The future of Speedo’s tech suits in a post-technical doping world
Innovation in tech suit designs can produce truly exceptional results. Famously, Michael Phelps won his record-breaking eight Olympic gold medals in 2008 in a LZR Racer suit. The suit included polyurethane panels, which were impossible for water to saturate, trapping air and leading to increased buoyancy.
The suit’s popularity exploded, and competitors tried to replicate it with neoprene, Breckon said.
But the “super suit era” caught the attention of World Aquatics, swimming’s international governing body, over concerns about them being akin to technical doping. So new rules were established, like no more full-body coverage and suits must be entirely made of fabric, no plastic or rubber panels.
Speedo works closely with World Aquatics to ensure new designs remain within the rules, Breckon said.

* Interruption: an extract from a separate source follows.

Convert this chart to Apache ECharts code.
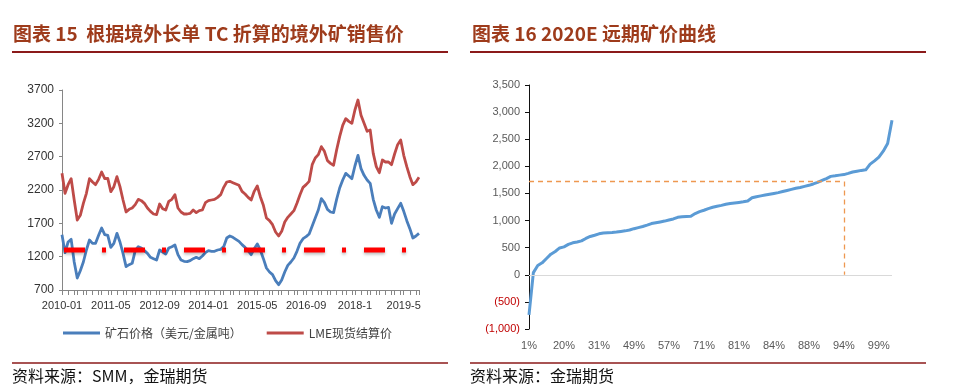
<!DOCTYPE html>
<html><head><meta charset="utf-8">
<script src="https://cdn.jsdelivr.net/npm/echarts@6/dist/echarts.min.js"></script>
<style>html,body{margin:0;padding:0;background:#fff;}#c{width:966px;height:391px;}</style>
</head><body><div id="c"></div>
<script>
// ---------- Left chart data (monthly, 2010-01 .. 2019-10) ----------
const months = [];
for (let y = 2010; y <= 2019; y++) {
  for (let m = 1; m <= 12; m++) {
    if (months.length < 118) months.push(y + '-' + (m < 10 ? '0' + m : m));
  }
}
const xTickLabels = ['2010-01','2011-05','2012-09','2014-01','2015-05','2016-09','2018-1','2019-5'];
const orePrice = [
1530,1260,1420,1460,1120,880,990,1120,1300,1450,
1400,1400,1520,1630,1530,1520,1340,1400,1550,1420,
1250,1050,1080,1100,1290,1350,1330,1290,1250,1190,
1170,1150,1300,1270,1240,1330,1350,1375,1230,1150,
1130,1125,1140,1170,1190,1170,1210,1260,1290,1280,
1280,1300,1310,1350,1480,1510,1490,1460,1430,1380,
1340,1290,1230,1320,1390,1300,1170,1030,970,930,
840,780,850,970,1070,1120,1180,1280,1400,1470,
1500,1540,1660,1780,1900,2070,2010,1910,1870,1860,
2060,2230,2350,2450,2410,2370,2560,2720,2520,2420,
2350,2300,2060,1900,1790,1950,1930,1940,1700,1840,
1920,2000,1880,1740,1620,1480,1510,1550];
const lmePrice = [
2450,2150,2280,2370,2050,1750,1820,2000,2150,2370,
2320,2280,2360,2470,2370,2375,2175,2250,2400,2250,
2050,1870,1910,1930,1980,2060,2040,2000,1930,1880,
1840,1830,1990,1920,1900,2030,2060,2130,1930,1870,
1840,1840,1850,1900,1860,1890,1900,2010,2040,2050,
2060,2090,2130,2240,2320,2330,2310,2290,2270,2180,
2140,2090,2050,2180,2260,2100,1970,1780,1740,1680,
1570,1510,1580,1720,1790,1840,1890,2000,2130,2240,
2280,2330,2580,2680,2730,2850,2780,2640,2600,2570,
2800,3000,3170,3270,3230,3200,3400,3550,3320,3200,
3080,3100,2750,2550,2460,2650,2620,2620,2580,2740,
2880,2950,2720,2550,2400,2280,2320,2390];
const tcLevel = 1300;

// ---------- Right chart data ----------
const curveCats = [
'1%','3%','5%','7%','9%','12%','15%','18%','20%','22%',
'23%','24%','25%','27%','28%','30%','31%','34%','37%','40%',
'42%','44%','46%','48%','49%','50%','51%','52%','53%','54%',
'55%','56%','57%','59%','61%','63%','65%','67%','68%','70%',
'71%','72%','73%','75%','76%','77%','78%','80%','81%','81%',
'82%','82%','83%','83%','84%','84%','84%','85%','85%','86%',
'86%','87%','87%','88%','88%','89%','90%','90%','91%','92%',
'93%','93%','94%','95%','96%','96%','97%','97%','98%','98%',
'99%','99%','100%','100%'];
const curveValues = [
-740,40,170,220,300,380,430,495,515,560,
590,605,625,670,707,730,755,770,775,780,
787,800,810,825,850,870,890,915,945,960,
975,990,1010,1030,1060,1070,1076,1080,1130,1165,
1190,1220,1245,1265,1280,1300,1315,1325,1335,1345,
1360,1420,1440,1455,1470,1485,1500,1515,1535,1555,
1575,1595,1610,1630,1650,1675,1705,1740,1775,1815,
1825,1838,1848,1870,1895,1910,1925,1935,2040,2100,
2170,2280,2420,2850];
const refPrice = 1720;
const refIndex = 72;
const yTicksRight = [-1000, 3500, 500];

const titleColor = '#9E3B1B';
const ruleColor = '#8B1A1A';
const cjk = '"Noto Sans CJK SC", "Liberation Sans", sans-serif';
const latin = '"Liberation Sans", Arial, sans-serif';

function fmtRight(v) {
  const s = Math.abs(v).toString().replace(/\B(?=(\d{3})+(?!\d))/g, ',');
  return v < 0 ? '(' + s + ')' : s;
}

const chart = echarts.init(document.getElementById('c'), null, {renderer: 'canvas'});
chart.setOption({
  animation: false,
  backgroundColor: '#fff',
  graphic: [
    {type:'text', left: 13, top: 24, style:{text:'图表 15  根据境外长单 TC 折算的境外矿销售价', fill: titleColor, font: 'bold 19px ' + cjk}},
    {type:'text', left: 472, top: 24, style:{text:'图表 16 2020E 远期矿价曲线', fill: titleColor, font: 'bold 19px ' + cjk}},
    {type:'line', shape:{x1:12, y1:52, x2:448, y2:52}, style:{stroke: ruleColor, lineWidth: 2}},
    {type:'line', shape:{x1:470, y1:52, x2:926, y2:52}, style:{stroke: ruleColor, lineWidth: 2}},
    {type:'line', shape:{x1:12, y1:363, x2:448, y2:363}, style:{stroke: ruleColor, lineWidth: 1.5}},
    {type:'line', shape:{x1:470, y1:363, x2:926, y2:363}, style:{stroke: ruleColor, lineWidth: 1.5}},
    {type:'text', left: 12, top: 368, style:{text:'资料来源：SMM，金瑞期货', fill:'#111', font: '16px ' + cjk}},
    {type:'text', left: 470, top: 368, style:{text:'资料来源：金瑞期货', fill:'#111', font: '16px ' + cjk}}
  ],
  legend: {
    data: ['矿石价格（美元/金属吨）', 'LME现货结算价'],
    left: 63, top: 327, padding: 0,
    itemWidth: 37, itemHeight: 3, itemGap: 25, icon: 'rect',
    textStyle: {fontSize: 12, color: '#404040', fontFamily: cjk}
  },
  grid: [
    {left: 62, top: 90, width: 357, height: 200},
    {left: 529, top: 85, width: 363, height: 244}
  ],
  xAxis: [
    {
      type: 'category', gridIndex: 0, data: months, boundaryGap: false,
      axisLine: {lineStyle: {color: '#868686'}},
      axisTick: {show: true, length: 5, lineStyle: {color: '#868686'},
        interval: function (i) { return i === 0 || Math.floor(i * 10 / 16) !== Math.floor((i - 1) * 10 / 16); }},
      axisLabel: {interval: 15, margin: 10, fontSize: 11, color: '#333', fontFamily: latin,
        formatter: function (v, i) { return xTickLabels[Math.round(i / 16)] || ''; }}
    },
    {
      type: 'category', gridIndex: 1, data: curveCats, boundaryGap: false,
      axisLine: {show: false}, axisTick: {show: false},
      axisLabel: {interval: 7, margin: 11, fontSize: 11, color: '#595959', fontFamily: latin}
    }
  ],
  yAxis: [
    {
      type: 'value', gridIndex: 0, min: 700, max: 3700, interval: 500,
      axisLine: {show: true, lineStyle: {color: '#868686'}},
      axisTick: {show: true, length: 3, lineStyle: {color: '#868686'}},
      splitLine: {show: false},
      axisLabel: {margin: 8, fontSize: 12, color: '#333', fontFamily: latin,
        formatter: function (v) { return String(v); }}
    },
    {
      type: 'value', gridIndex: 1, min: yTicksRight[0], max: yTicksRight[1], interval: yTicksRight[2],
      axisLine: {show: true, lineStyle: {color: '#111'}},
      axisTick: {show: true, length: 4, lineStyle: {color: '#111'}},
      splitLine: {show: false},
      axisLabel: {margin: 9, fontSize: 11, fontFamily: latin,
        formatter: fmtRight,
        color: function (v) { return Number(v) < 0 ? '#C00000' : '#595959'; }}
    }
  ],
  series: [
    {
      name: '矿石价格（美元/金属吨）', type: 'line', xAxisIndex: 0, yAxisIndex: 0,
      data: orePrice, showSymbol: false, symbol: 'none',
      lineStyle: {color: '#4A7EBB', width: 2.8, join: 'round'}, itemStyle: {color: '#4A7EBB'}
    },
    {
      name: 'LME现货结算价', type: 'line', xAxisIndex: 0, yAxisIndex: 0,
      data: lmePrice, showSymbol: false, symbol: 'none',
      lineStyle: {color: '#BE4B48', width: 2.8, join: 'round'}, itemStyle: {color: '#BE4B48'}
    },
    {
      name: 'TC', type: 'line', xAxisIndex: 0, yAxisIndex: 0,
      data: months.map(function () { return tcLevel; }), showSymbol: false, symbol: 'none',
      lineStyle: {color: '#FF0000', width: 5, type: [21, 17, 4, 18], dashOffset: 58, cap: 'butt',
        shadowColor: 'rgba(0,0,0,0.25)', shadowBlur: 3, shadowOffsetY: 2},
      z: 5
    },
    {
      name: 'curve', type: 'line', xAxisIndex: 1, yAxisIndex: 1,
      data: curveValues, showSymbol: false, symbol: 'none',
      lineStyle: {color: '#5B9BD5', width: 3, join: 'round'}, itemStyle: {color: '#5B9BD5'},
      markLine: {
        silent: true, symbol: 'none', animation: false,
        label: {show: false},
        data: [
          {yAxis: 0, lineStyle: {color: '#D9D9D9', type: 'solid', width: 1}},
          [{coord: [0, refPrice], lineStyle: {color: '#EE9850', type: [5, 4], width: 1.3}}, {coord: [refIndex, refPrice]}],
          [{coord: [refIndex, refPrice], lineStyle: {color: '#EE9850', type: [5, 4], width: 1.3}}, {coord: [refIndex, 0]}]
        ]
      }
    }
  ]
});
</script>
</body></html>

But sometimes, there’s a little lobbying too.
“Technology now has kind of outpaced some of the guidelines in our sport, and we need to look at the balance of that,” he said.
Lavezzo and her Aqualab team have been working on suits for the 2028 Los Angeles Olympics for about a year and are already looking ahead to the 2032 Brisbane Games.
Future developments could include suits tailored to varying body shapes or event- or stroke-specific suits, Lavezzo said. One already existing suit features power bands specifically to aid hamstrings when the power dynamics shift for backstroke.
Suits could also provide real-time biometric data to swimmers, but unlike many sports, that practice currently isn’t allowed in swimming. Perhaps Speedo can convince World Aquatics to move the goalposts.
“The layman’s example I give — which my innovation team laughs at — is basically the Black Panther, the suit that returns the energy,” Breckon said. “And how do you actually get the energy and put it back into the muscle groups? How do you isolate the muscle groups and drive power [where] it needs to be, depending on your stroke?”